* [WHAT YOU SHOULD DO]
For this exercise, repeat all of the material verbatim apart from its images.

* [GIVEN INFORMATION]
________________________

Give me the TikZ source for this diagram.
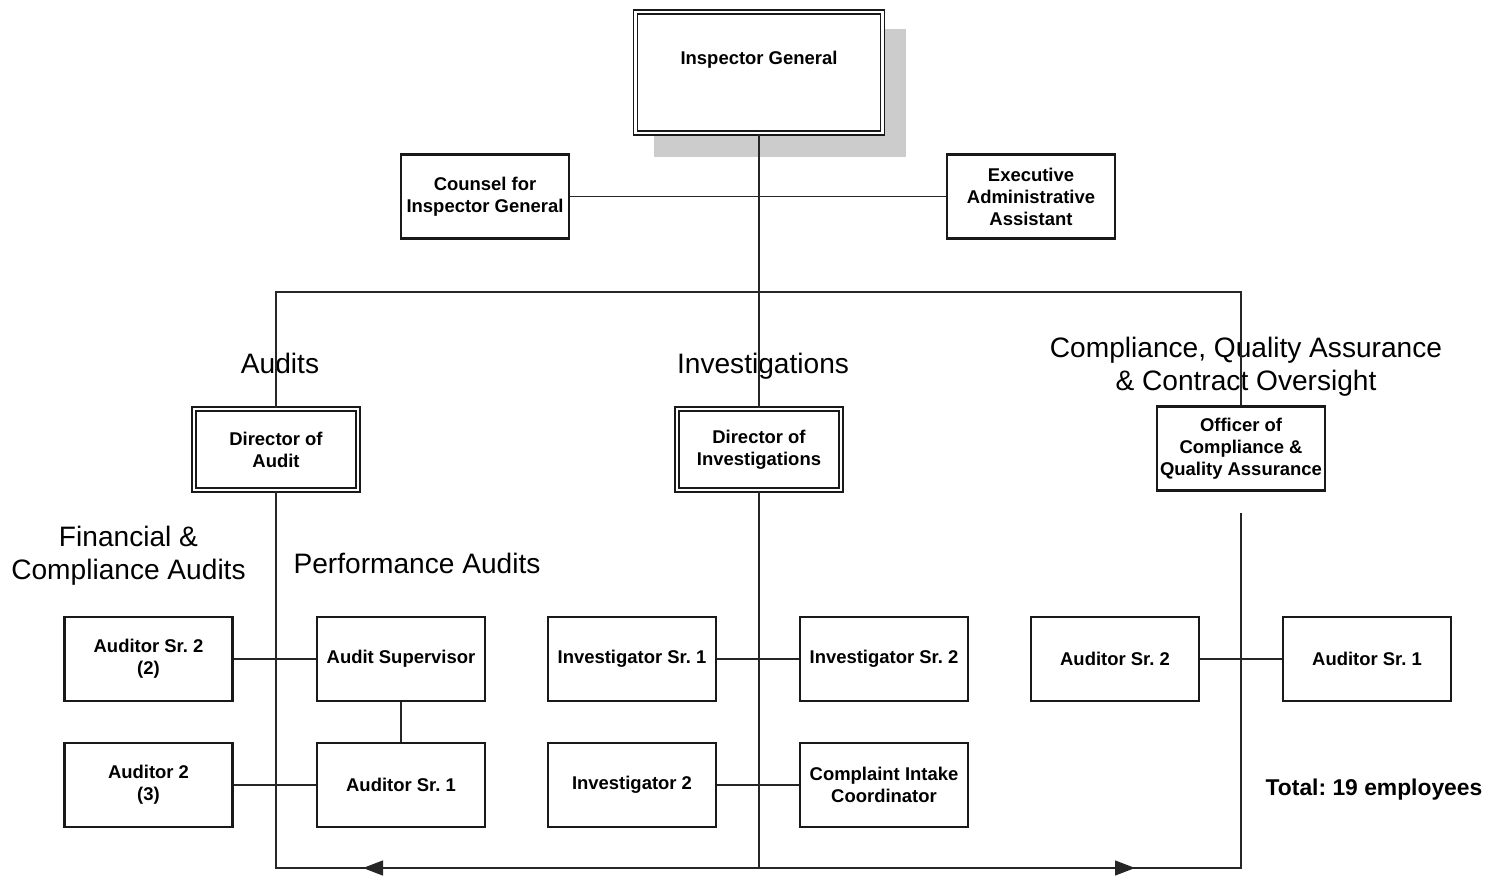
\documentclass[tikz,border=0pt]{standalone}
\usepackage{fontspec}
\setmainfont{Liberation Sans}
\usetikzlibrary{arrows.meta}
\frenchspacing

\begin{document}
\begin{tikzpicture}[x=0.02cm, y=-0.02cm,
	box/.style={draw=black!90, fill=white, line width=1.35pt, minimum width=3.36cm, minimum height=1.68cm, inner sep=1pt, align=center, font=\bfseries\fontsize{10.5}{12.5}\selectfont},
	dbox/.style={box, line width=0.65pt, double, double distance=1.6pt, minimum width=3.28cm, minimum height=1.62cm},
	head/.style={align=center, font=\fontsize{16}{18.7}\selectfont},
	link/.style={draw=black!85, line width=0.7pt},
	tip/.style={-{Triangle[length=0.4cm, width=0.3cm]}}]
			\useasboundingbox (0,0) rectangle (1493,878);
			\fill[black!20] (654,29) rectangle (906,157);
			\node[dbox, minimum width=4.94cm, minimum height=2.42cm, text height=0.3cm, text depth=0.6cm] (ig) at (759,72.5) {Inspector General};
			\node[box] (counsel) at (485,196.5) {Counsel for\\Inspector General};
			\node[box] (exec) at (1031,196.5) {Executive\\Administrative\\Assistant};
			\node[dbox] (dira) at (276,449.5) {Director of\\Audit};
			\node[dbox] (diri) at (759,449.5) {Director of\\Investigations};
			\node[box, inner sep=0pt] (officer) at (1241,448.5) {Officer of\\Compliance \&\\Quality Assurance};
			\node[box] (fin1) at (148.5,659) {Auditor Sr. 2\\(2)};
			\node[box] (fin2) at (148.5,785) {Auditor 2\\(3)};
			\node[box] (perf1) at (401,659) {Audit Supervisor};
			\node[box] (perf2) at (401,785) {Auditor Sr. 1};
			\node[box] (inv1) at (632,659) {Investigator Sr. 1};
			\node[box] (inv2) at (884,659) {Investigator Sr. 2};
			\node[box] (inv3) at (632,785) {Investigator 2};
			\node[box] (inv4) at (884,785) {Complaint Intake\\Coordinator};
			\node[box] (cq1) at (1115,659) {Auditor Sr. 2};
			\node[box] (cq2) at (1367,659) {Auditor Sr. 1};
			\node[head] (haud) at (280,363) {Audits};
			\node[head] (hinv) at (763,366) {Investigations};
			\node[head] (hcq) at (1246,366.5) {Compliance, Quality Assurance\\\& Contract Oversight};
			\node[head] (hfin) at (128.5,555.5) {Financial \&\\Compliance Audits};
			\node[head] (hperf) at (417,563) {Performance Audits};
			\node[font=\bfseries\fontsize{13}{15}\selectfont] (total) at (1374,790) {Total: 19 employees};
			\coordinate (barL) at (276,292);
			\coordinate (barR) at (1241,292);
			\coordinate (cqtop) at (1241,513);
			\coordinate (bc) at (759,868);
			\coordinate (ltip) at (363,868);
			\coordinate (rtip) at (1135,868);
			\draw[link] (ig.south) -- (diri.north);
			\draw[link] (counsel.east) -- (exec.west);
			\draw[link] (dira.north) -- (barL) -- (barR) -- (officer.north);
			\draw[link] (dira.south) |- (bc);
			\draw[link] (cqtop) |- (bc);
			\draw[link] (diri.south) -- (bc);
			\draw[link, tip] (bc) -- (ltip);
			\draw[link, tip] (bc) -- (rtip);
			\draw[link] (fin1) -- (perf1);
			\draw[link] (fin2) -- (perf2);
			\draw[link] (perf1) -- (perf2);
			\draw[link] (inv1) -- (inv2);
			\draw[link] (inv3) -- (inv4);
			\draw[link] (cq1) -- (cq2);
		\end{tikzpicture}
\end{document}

________________________

* [FINAL ANSWER]
Give me the TikZ source for this diagram.
\documentclass[tikz,border=0pt]{standalone}
\usepackage{fontspec}
\setmainfont{Liberation Sans}
\usetikzlibrary{arrows.meta}
\frenchspacing

\begin{document}
\begin{tikzpicture}[x=0.02cm, y=-0.02cm,
	box/.style={draw=black!90, fill=white, line width=1.35pt, minimum width=3.36cm, minimum height=1.68cm, inner sep=1pt, align=center, font=\bfseries\fontsize{10.5}{12.5}\selectfont},
	dbox/.style={box, line width=0.65pt, double, double distance=1.6pt, minimum width=3.28cm, minimum height=1.62cm},
	head/.style={align=center, font=\fontsize{16}{18.7}\selectfont},
	link/.style={draw=black!85, line width=0.7pt},
	tip/.style={-{Triangle[length=0.4cm, width=0.3cm]}}]
			\useasboundingbox (0,0) rectangle (1493,878);
			\fill[black!20] (654,29) rectangle (906,157);
			\node[dbox, minimum width=4.94cm, minimum height=2.42cm, text height=0.3cm, text depth=0.6cm] (ig) at (759,72.5) {Inspector General};
			\node[box] (counsel) at (485,196.5) {Counsel for\\Inspector General};
			\node[box] (exec) at (1031,196.5) {Executive\\Administrative\\Assistant};
			\node[dbox] (dira) at (276,449.5) {Director of\\Audit};
			\node[dbox] (diri) at (759,449.5) {Director of\\Investigations};
			\node[box, inner sep=0pt] (officer) at (1241,448.5) {Officer of\\Compliance \&\\Quality Assurance};
			\node[box] (fin1) at (148.5,659) {Auditor Sr. 2\\(2)};
			\node[box] (fin2) at (148.5,785) {Auditor 2\\(3)};
			\node[box] (perf1) at (401,659) {Audit Supervisor};
			\node[box] (perf2) at (401,785) {Auditor Sr. 1};
			\node[box] (inv1) at (632,659) {Investigator Sr. 1};
			\node[box] (inv2) at (884,659) {Investigator Sr. 2};
			\node[box] (inv3) at (632,785) {Investigator 2};
			\node[box] (inv4) at (884,785) {Complaint Intake\\Coordinator};
			\node[box] (cq1) at (1115,659) {Auditor Sr. 2};
			\node[box] (cq2) at (1367,659) {Auditor Sr. 1};
			\node[head] (haud) at (280,363) {Audits};
			\node[head] (hinv) at (763,366) {Investigations};
			\node[head] (hcq) at (1246,366.5) {Compliance, Quality Assurance\\\& Contract Oversight};
			\node[head] (hfin) at (128.5,555.5) {Financial \&\\Compliance Audits};
			\node[head] (hperf) at (417,563) {Performance Audits};
			\node[font=\bfseries\fontsize{13}{15}\selectfont] (total) at (1374,790) {Total: 19 employees};
			\coordinate (barL) at (276,292);
			\coordinate (barR) at (1241,292);
			\coordinate (cqtop) at (1241,513);
			\coordinate (bc) at (759,868);
			\coordinate (ltip) at (363,868);
			\coordinate (rtip) at (1135,868);
			\draw[link] (ig.south) -- (diri.north);
			\draw[link] (counsel.east) -- (exec.west);
			\draw[link] (dira.north) -- (barL) -- (barR) -- (officer.north);
			\draw[link] (dira.south) |- (bc);
			\draw[link] (cqtop) |- (bc);
			\draw[link] (diri.south) -- (bc);
			\draw[link, tip] (bc) -- (ltip);
			\draw[link, tip] (bc) -- (rtip);
			\draw[link] (fin1) -- (perf1);
			\draw[link] (fin2) -- (perf2);
			\draw[link] (perf1) -- (perf2);
			\draw[link] (inv1) -- (inv2);
			\draw[link] (inv3) -- (inv4);
			\draw[link] (cq1) -- (cq2);
		\end{tikzpicture}
\end{document}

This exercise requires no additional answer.